Stored data =
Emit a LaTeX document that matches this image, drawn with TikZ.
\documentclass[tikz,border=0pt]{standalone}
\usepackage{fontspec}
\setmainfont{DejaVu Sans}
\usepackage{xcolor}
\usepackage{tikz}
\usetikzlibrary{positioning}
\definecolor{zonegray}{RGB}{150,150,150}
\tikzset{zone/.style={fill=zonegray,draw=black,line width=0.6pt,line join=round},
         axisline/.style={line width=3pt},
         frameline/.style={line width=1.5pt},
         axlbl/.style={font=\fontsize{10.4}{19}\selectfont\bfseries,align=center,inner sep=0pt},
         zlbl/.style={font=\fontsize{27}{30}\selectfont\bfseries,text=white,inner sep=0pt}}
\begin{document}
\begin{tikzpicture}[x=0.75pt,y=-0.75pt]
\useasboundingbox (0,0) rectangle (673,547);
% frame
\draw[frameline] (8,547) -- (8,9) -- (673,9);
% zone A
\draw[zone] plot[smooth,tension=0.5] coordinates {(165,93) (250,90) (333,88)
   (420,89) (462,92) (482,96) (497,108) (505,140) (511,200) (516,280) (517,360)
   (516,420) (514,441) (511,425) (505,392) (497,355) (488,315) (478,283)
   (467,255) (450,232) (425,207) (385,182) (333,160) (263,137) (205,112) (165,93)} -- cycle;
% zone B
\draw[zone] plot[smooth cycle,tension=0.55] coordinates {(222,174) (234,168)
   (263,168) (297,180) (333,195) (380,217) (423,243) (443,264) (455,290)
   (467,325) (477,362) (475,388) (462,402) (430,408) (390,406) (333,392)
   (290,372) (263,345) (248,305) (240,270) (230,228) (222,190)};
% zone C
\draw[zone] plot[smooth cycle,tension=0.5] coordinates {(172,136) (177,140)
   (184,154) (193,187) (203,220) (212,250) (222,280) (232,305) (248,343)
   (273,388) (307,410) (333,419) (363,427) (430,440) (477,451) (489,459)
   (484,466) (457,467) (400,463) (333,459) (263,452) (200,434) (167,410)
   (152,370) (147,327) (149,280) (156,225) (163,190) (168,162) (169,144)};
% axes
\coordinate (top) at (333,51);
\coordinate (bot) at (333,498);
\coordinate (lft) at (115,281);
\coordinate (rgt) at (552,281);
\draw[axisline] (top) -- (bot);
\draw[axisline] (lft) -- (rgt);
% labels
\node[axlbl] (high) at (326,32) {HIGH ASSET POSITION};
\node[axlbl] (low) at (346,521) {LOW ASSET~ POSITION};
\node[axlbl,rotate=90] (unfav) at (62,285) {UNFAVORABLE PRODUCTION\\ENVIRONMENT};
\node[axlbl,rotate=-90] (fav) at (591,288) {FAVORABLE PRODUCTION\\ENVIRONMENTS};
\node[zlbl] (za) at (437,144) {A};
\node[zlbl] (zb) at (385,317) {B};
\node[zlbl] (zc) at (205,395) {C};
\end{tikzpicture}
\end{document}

Goal = Retype the listing above in full, with no alterations.

Answer to this task =
Emit a LaTeX document that matches this image, drawn with TikZ.
\documentclass[tikz,border=0pt]{standalone}
\usepackage{fontspec}
\setmainfont{DejaVu Sans}
\usepackage{xcolor}
\usepackage{tikz}
\usetikzlibrary{positioning}
\definecolor{zonegray}{RGB}{150,150,150}
\tikzset{zone/.style={fill=zonegray,draw=black,line width=0.6pt,line join=round},
         axisline/.style={line width=3pt},
         frameline/.style={line width=1.5pt},
         axlbl/.style={font=\fontsize{10.4}{19}\selectfont\bfseries,align=center,inner sep=0pt},
         zlbl/.style={font=\fontsize{27}{30}\selectfont\bfseries,text=white,inner sep=0pt}}
\begin{document}
\begin{tikzpicture}[x=0.75pt,y=-0.75pt]
\useasboundingbox (0,0) rectangle (673,547);
% frame
\draw[frameline] (8,547) -- (8,9) -- (673,9);
% zone A
\draw[zone] plot[smooth,tension=0.5] coordinates {(165,93) (250,90) (333,88)
   (420,89) (462,92) (482,96) (497,108) (505,140) (511,200) (516,280) (517,360)
   (516,420) (514,441) (511,425) (505,392) (497,355) (488,315) (478,283)
   (467,255) (450,232) (425,207) (385,182) (333,160) (263,137) (205,112) (165,93)} -- cycle;
% zone B
\draw[zone] plot[smooth cycle,tension=0.55] coordinates {(222,174) (234,168)
   (263,168) (297,180) (333,195) (380,217) (423,243) (443,264) (455,290)
   (467,325) (477,362) (475,388) (462,402) (430,408) (390,406) (333,392)
   (290,372) (263,345) (248,305) (240,270) (230,228) (222,190)};
% zone C
\draw[zone] plot[smooth cycle,tension=0.5] coordinates {(172,136) (177,140)
   (184,154) (193,187) (203,220) (212,250) (222,280) (232,305) (248,343)
   (273,388) (307,410) (333,419) (363,427) (430,440) (477,451) (489,459)
   (484,466) (457,467) (400,463) (333,459) (263,452) (200,434) (167,410)
   (152,370) (147,327) (149,280) (156,225) (163,190) (168,162) (169,144)};
% axes
\coordinate (top) at (333,51);
\coordinate (bot) at (333,498);
\coordinate (lft) at (115,281);
\coordinate (rgt) at (552,281);
\draw[axisline] (top) -- (bot);
\draw[axisline] (lft) -- (rgt);
% labels
\node[axlbl] (high) at (326,32) {HIGH ASSET POSITION};
\node[axlbl] (low) at (346,521) {LOW ASSET~ POSITION};
\node[axlbl,rotate=90] (unfav) at (62,285) {UNFAVORABLE PRODUCTION\\ENVIRONMENT};
\node[axlbl,rotate=-90] (fav) at (591,288) {FAVORABLE PRODUCTION\\ENVIRONMENTS};
\node[zlbl] (za) at (437,144) {A};
\node[zlbl] (zb) at (385,317) {B};
\node[zlbl] (zc) at (205,395) {C};
\end{tikzpicture}
\end{document}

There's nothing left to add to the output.